Bonds had hit a similar shot in batting practice by just barely flicking his wrist, and seemed shocked that it traveled that far.

“He couldn’t believe it was a home run,” said Orioles broadcaster Jim Palmer, who was talking to Bonds between his batting practice turns.

Still, the crowd of 48,869 — the second sellout of the season and sixth-largest crowd in Camden Yards history — went home saying they saw a Barry Bonds home run, his 17th of the season. They can say they didn’t see an Orioles pitcher walk Bonds, who came in with a major league-leading 82 free passes. And they actually saw reliever John Parrish strike Bonds out in the seventh inning on a diet of sliders.

But they never saw the 39-year-old Bonds come close to becoming the first player in a regular-season game to hit the B&O; Warehouse beyond the right-field wall — about the same distance from home plate as McCovey Cove at SBC Park in San Francisco, where Bonds regularly deposits balls.

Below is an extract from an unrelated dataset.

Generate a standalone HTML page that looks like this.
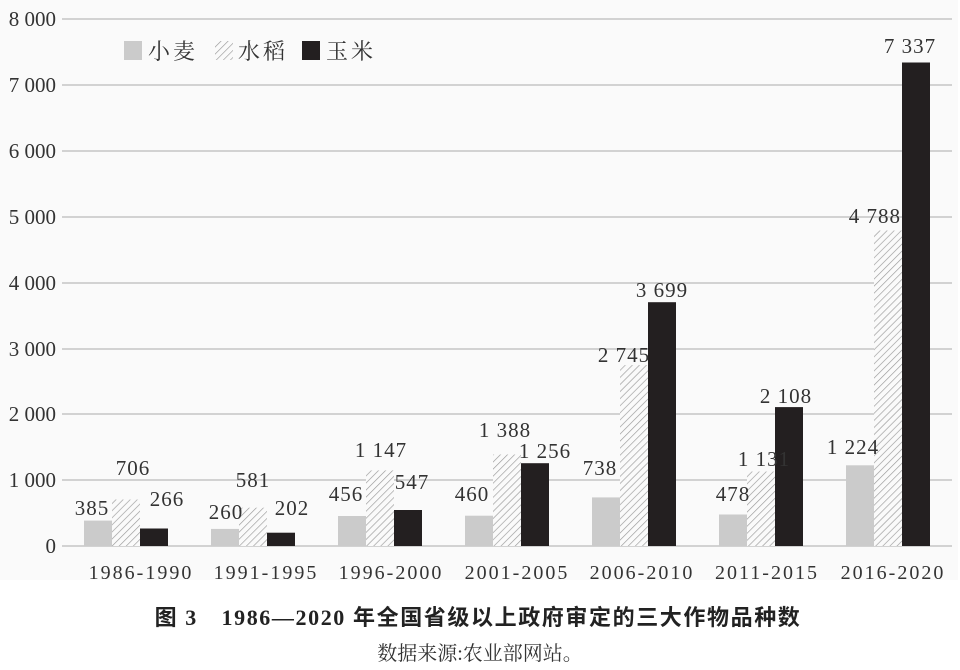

He nearly hit it in batting practice, though, when he put on a show by slamming eight home runs, including two that landed on Eutaw Street, scattering fans. One landed just a few feet from the warehouse, which, save for Ken Griffey’s blast in the 1993 All-Star Game home run contest, remains untouched.

When both Palmeiro and Bonds homered in the third inning, it marked the third time two players with 500 or more home runs have homered in the same game and the second time it was done in the same inning. Willie Mays and Hank Aaron homered in the same game on May 8, 1971, and Mays and Ernie Banks homered in the eighth inning on June 17, 1970.

But as much as Bonds was the featured performer yesterday, he had to share the stage with Palmeiro, who remains the least-noticed great slugger of all time. Only 10 players have hit more homers than Palmeiro. With 2,832 hits, at age 39, he has a chance to become the fourth player with more than 500 home runs and more than 3,000 hits. He and Bonds are the only two active players with more than 450 home runs, 500 doubles and 2,500 hits.

“It’s nice and all, but I really don’t think about it,” Palmeiro said of his place on the various lists. “There are a lot of other things to worry about.”

There is one home run list where Palmeiro now sits alone as the all-time leader. He has 38 in interleague play, one more than Carlos Delgado and Jim Thome.

Notes — Fox’s television coverage was delayed by nearly 10 minutes by the NFL Europe World Bowl running long. The network attempted to stay with the football game, won by the Berlin Thunder, until its conclusion. But its contract with Major League Baseball forced it to begin regional coverage by the first pitch of its scheduled games. The final two minutes of the World Bowl were moved to FX.